**Exercise objective**
Give the data below again exactly as it stands. Omit the pictures.
══ Collected data ══
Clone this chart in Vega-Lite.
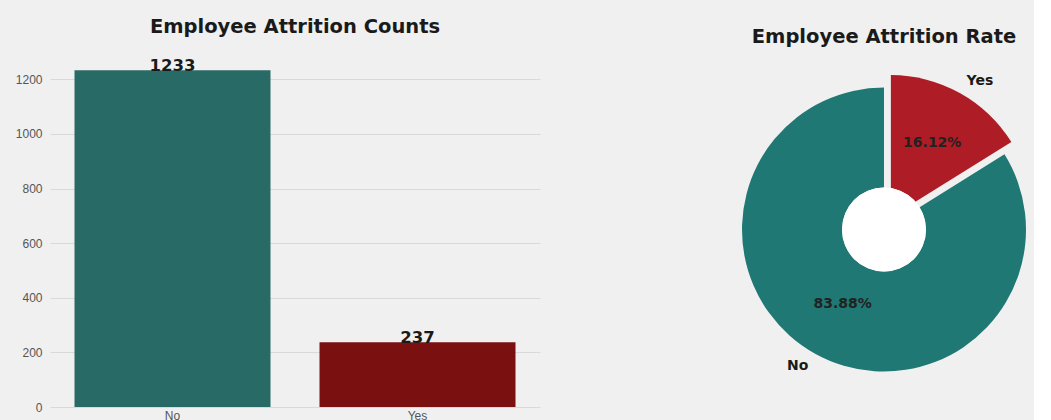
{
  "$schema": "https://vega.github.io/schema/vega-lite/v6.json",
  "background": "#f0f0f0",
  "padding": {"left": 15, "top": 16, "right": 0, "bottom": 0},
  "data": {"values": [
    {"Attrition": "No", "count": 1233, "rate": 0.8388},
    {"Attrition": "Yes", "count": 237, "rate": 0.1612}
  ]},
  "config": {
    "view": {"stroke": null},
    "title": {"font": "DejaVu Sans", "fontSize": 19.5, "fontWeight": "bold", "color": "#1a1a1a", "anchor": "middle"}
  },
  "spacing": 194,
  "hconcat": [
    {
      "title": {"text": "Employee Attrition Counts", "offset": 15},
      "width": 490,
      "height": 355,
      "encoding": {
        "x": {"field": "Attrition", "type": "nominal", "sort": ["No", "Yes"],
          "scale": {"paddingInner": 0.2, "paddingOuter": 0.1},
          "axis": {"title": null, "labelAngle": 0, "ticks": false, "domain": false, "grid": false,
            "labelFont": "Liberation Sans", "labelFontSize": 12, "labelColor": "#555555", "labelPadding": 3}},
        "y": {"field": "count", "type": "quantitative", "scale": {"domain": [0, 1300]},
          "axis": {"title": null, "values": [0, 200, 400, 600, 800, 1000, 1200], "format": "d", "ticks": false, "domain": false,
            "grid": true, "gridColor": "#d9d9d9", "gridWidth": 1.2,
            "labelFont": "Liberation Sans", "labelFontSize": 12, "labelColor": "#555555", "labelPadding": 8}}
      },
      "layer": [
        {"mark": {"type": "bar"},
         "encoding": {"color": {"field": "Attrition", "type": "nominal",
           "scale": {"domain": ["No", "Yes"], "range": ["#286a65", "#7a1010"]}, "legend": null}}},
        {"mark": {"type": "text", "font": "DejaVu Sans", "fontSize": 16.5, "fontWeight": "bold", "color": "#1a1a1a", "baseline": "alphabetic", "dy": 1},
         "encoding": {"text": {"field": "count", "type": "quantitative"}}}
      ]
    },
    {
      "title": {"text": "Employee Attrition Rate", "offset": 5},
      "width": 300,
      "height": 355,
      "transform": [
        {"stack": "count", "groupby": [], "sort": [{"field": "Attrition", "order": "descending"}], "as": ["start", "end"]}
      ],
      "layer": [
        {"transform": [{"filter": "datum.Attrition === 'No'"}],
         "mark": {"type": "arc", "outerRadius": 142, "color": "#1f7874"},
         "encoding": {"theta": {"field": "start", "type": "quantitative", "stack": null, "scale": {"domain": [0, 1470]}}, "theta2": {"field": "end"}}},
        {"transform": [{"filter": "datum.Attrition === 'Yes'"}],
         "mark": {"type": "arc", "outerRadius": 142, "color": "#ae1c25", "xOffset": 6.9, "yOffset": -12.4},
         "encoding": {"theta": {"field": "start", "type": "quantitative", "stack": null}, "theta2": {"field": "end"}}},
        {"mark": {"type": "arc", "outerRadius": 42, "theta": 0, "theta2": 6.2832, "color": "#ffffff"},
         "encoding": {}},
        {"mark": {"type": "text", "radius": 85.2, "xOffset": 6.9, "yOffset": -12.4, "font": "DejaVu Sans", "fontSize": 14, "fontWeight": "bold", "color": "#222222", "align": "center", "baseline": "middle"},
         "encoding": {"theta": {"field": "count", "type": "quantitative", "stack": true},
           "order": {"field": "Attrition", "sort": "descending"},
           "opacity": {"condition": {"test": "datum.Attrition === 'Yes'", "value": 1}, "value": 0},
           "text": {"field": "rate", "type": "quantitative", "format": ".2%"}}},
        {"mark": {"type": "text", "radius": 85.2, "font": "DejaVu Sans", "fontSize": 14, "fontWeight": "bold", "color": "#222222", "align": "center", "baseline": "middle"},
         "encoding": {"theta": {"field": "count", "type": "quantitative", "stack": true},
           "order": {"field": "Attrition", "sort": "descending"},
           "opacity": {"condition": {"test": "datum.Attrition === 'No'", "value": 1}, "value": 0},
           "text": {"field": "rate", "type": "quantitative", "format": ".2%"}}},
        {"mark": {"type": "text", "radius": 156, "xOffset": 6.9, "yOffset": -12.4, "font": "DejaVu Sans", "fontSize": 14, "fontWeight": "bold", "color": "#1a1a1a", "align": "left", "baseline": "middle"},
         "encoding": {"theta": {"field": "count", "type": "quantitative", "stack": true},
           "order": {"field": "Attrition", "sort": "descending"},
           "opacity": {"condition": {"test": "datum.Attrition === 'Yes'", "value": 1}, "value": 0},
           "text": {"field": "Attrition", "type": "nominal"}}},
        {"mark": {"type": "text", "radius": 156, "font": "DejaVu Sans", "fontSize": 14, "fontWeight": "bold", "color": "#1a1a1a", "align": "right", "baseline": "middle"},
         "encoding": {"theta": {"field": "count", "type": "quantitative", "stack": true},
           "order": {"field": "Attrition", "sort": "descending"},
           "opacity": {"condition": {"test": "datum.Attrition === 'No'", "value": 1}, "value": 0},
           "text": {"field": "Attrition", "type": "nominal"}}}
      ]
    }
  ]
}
═══
**Written answer**
Clone this chart in Vega-Lite.
{
  "$schema": "https://vega.github.io/schema/vega-lite/v6.json",
  "background": "#f0f0f0",
  "padding": {"left": 15, "top": 16, "right": 0, "bottom": 0},
  "data": {"values": [
    {"Attrition": "No", "count": 1233, "rate": 0.8388},
    {"Attrition": "Yes", "count": 237, "rate": 0.1612}
  ]},
  "config": {
    "view": {"stroke": null},
    "title": {"font": "DejaVu Sans", "fontSize": 19.5, "fontWeight": "bold", "color": "#1a1a1a", "anchor": "middle"}
  },
  "spacing": 194,
  "hconcat": [
    {
      "title": {"text": "Employee Attrition Counts", "offset": 15},
      "width": 490,
      "height": 355,
      "encoding": {
        "x": {"field": "Attrition", "type": "nominal", "sort": ["No", "Yes"],
          "scale": {"paddingInner": 0.2, "paddingOuter": 0.1},
          "axis": {"title": null, "labelAngle": 0, "ticks": false, "domain": false, "grid": false,
            "labelFont": "Liberation Sans", "labelFontSize": 12, "labelColor": "#555555", "labelPadding": 3}},
        "y": {"field": "count", "type": "quantitative", "scale": {"domain": [0, 1300]},
          "axis": {"title": null, "values": [0, 200, 400, 600, 800, 1000, 1200], "format": "d", "ticks": false, "domain": false,
            "grid": true, "gridColor": "#d9d9d9", "gridWidth": 1.2,
            "labelFont": "Liberation Sans", "labelFontSize": 12, "labelColor": "#555555", "labelPadding": 8}}
      },
      "layer": [
        {"mark": {"type": "bar"},
         "encoding": {"color": {"field": "Attrition", "type": "nominal",
           "scale": {"domain": ["No", "Yes"], "range": ["#286a65", "#7a1010"]}, "legend": null}}},
        {"mark": {"type": "text", "font": "DejaVu Sans", "fontSize": 16.5, "fontWeight": "bold", "color": "#1a1a1a", "baseline": "alphabetic", "dy": 1},
         "encoding": {"text": {"field": "count", "type": "quantitative"}}}
      ]
    },
    {
      "title": {"text": "Employee Attrition Rate", "offset": 5},
      "width": 300,
      "height": 355,
      "transform": [
        {"stack": "count", "groupby": [], "sort": [{"field": "Attrition", "order": "descending"}], "as": ["start", "end"]}
      ],
      "layer": [
        {"transform": [{"filter": "datum.Attrition === 'No'"}],
         "mark": {"type": "arc", "outerRadius": 142, "color": "#1f7874"},
         "encoding": {"theta": {"field": "start", "type": "quantitative", "stack": null, "scale": {"domain": [0, 1470]}}, "theta2": {"field": "end"}}},
        {"transform": [{"filter": "datum.Attrition === 'Yes'"}],
         "mark": {"type": "arc", "outerRadius": 142, "color": "#ae1c25", "xOffset": 6.9, "yOffset": -12.4},
         "encoding": {"theta": {"field": "start", "type": "quantitative", "stack": null}, "theta2": {"field": "end"}}},
        {"mark": {"type": "arc", "outerRadius": 42, "theta": 0, "theta2": 6.2832, "color": "#ffffff"},
         "encoding": {}},
        {"mark": {"type": "text", "radius": 85.2, "xOffset": 6.9, "yOffset": -12.4, "font": "DejaVu Sans", "fontSize": 14, "fontWeight": "bold", "color": "#222222", "align": "center", "baseline": "middle"},
         "encoding": {"theta": {"field": "count", "type": "quantitative", "stack": true},
           "order": {"field": "Attrition", "sort": "descending"},
           "opacity": {"condition": {"test": "datum.Attrition === 'Yes'", "value": 1}, "value": 0},
           "text": {"field": "rate", "type": "quantitative", "format": ".2%"}}},
        {"mark": {"type": "text", "radius": 85.2, "font": "DejaVu Sans", "fontSize": 14, "fontWeight": "bold", "color": "#222222", "align": "center", "baseline": "middle"},
         "encoding": {"theta": {"field": "count", "type": "quantitative", "stack": true},
           "order": {"field": "Attrition", "sort": "descending"},
           "opacity": {"condition": {"test": "datum.Attrition === 'No'", "value": 1}, "value": 0},
           "text": {"field": "rate", "type": "quantitative", "format": ".2%"}}},
        {"mark": {"type": "text", "radius": 156, "xOffset": 6.9, "yOffset": -12.4, "font": "DejaVu Sans", "fontSize": 14, "fontWeight": "bold", "color": "#1a1a1a", "align": "left", "baseline": "middle"},
         "encoding": {"theta": {"field": "count", "type": "quantitative", "stack": true},
           "order": {"field": "Attrition", "sort": "descending"},
           "opacity": {"condition": {"test": "datum.Attrition === 'Yes'", "value": 1}, "value": 0},
           "text": {"field": "Attrition", "type": "nominal"}}},
        {"mark": {"type": "text", "radius": 156, "font": "DejaVu Sans", "fontSize": 14, "fontWeight": "bold", "color": "#1a1a1a", "align": "right", "baseline": "middle"},
         "encoding": {"theta": {"field": "count", "type": "quantitative", "stack": true},
           "order": {"field": "Attrition", "sort": "descending"},
           "opacity": {"condition": {"test": "datum.Attrition === 'No'", "value": 1}, "value": 0},
           "text": {"field": "Attrition", "type": "nominal"}}}
      ]
    }
  ]
}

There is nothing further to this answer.